Bill Text: MI HR0148 | 2019-2020 | 100th Legislature | Introduced


Bill Title: A resolution to oppose the resumption of capital punishment by the federal government and urge Attorney General Barr and the U.S. Department of Justice to immediately reverse its decision to resume executions.

Spectrum: Partisan Bill (Democrat 37-0)

Status: (Introduced - Dead) 2019-09-03 - Referred To Committee On Judiciary [HR0148 Detail]

Download: Michigan-2019-HR0148-Introduced.html

 

 

house resolution no.148

Reps.

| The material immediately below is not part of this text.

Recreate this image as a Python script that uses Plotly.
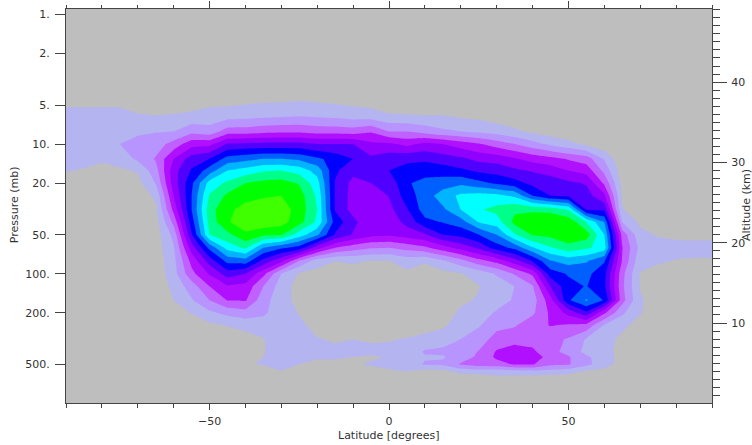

LaGrand, Hammoud, Tyrone Carter, Hoadley, Camilleri, Anthony, Cynthia Johnson, Garza, Peterson, Brenda Carter, Kennedy, Coleman, Tate, Elder, Haadsma, Hertel, Sneller, Wittenberg, Koleszar, Manoogian, Rabhi, Pohutsky, Warren, Lasinski, Sowerby, Hood, Bolden, Pagan, Ellison, Garrett, Neeley, Gay-Dagnogo, Yancey, Kuppa and Jones offered the following resolution:

A resolution to oppose the resumption of capital punishment by the federal government and urge Attorney General Barr and the U.S. Department of Justice to immediately reverse its decision to resume executions.

Whereas, The federal government has only carried out three death sentences since capital punishment was reinstated in 1988, the most recent of which took place in 2003. Federal executions have not taken place in recent years, in part, because of difficulty obtaining sodium thiopental, one of three drugs used in federal executions; and

Whereas, The federal government will be resuming capital punishment, scheduling five executions beginning in December 2019. On July 25, 2019, Attorney General William Barr directed the Federal Bureau of Prisons to adopt a proposed Addendum to the Federal Execution Protocol, replacing the three-drug procedure previously used in federal executions with a single drug, pentobarbital; and

Whereas, The death penalty is cruel and barbaric and has no place in modern society. The federal government should not be taking steps to reinstate this unwise, unequal, and unjust practice; and

Whereas, The death penalty has never been convincingly shown to deter people from committing serious crimes. States without the death penalty have experienced similar falling rates of violent crime as states with the death penalty in recent decades, and states have abolished the death penalty without seeing a rise in violent crime; and

Whereas, Capital punishment is more expensive than alternative sentences such as life in prison. Trials take longer and are more expensive when the death penalty is at issue; the appeals process is lengthier; and there are significant costs associated with security and prisoner housing for death penalty cases that are not present in non-death penalty cases. Numerous states have found the true cost of an execution to be higher than that of a life sentence; and

Whereas, The death penalty is applied in a fundamentally unequal way. An enormous body of research shows that racial, ethnic, and religious minorities are more likely to receive death sentences, as are the poor and people with developmental disabilities and mental illness; and

Whereas, The permanence of capital punishment robs people of the ability to prove their innocence. Executions of wrongfully convicted individuals cannot be undone even upon the discovery of new evidence and scientific methodologies or when better analysis comes to light. The growing number of exonerations nationwide suggests at least some portion of the people who could be executed at the federal level are innocent; and

Whereas, Many Michiganders and Americans follow faith traditions which clearly reject the use of the death penalty in concept or in practice because it violates important doctrines related to fairness, mercy, and the value of human life; and

Whereas, Moral opposition to capital punishment is part of Michigan's identity, having been the first English-speaking jurisdiction in the world to pass legislation against the death penalty in 1846. The state has long recognized that a society that sanctions executions diminishes the value of life, particularly when other means of punishment are as effective, less costly, and fairer. This moral clarity is best articulated by Sojourner Truth, speaking in opposition to a proposal to reinstate the death penalty:

It shocked me worse than slavery. I've heard that you are going to have hanging again in this state...Where is the man or woman who can sanction such a thing as that? We are the makers of murderers if we do it.

; and

Whereas, The framers of Michigan's 1963 constitution felt so strongly in their opposition to capital punishment that they enshrined it in Article IV, Section 46 of the state constitution, providing that "No law shall be enacted providing for the penalty of death."; now, therefore, be it

Resolved by the House of Representatives, That we oppose the resumption of capital punishment by the federal government and urge Attorney General Barr and the U.S. Department of Justice to immediately reverse its decision to resume executions; and be it further

Resolved, That copies of this resolution be transmitted to the President of the United States, the Attorney General of the United States, and the members of the Michigan congressional delegation.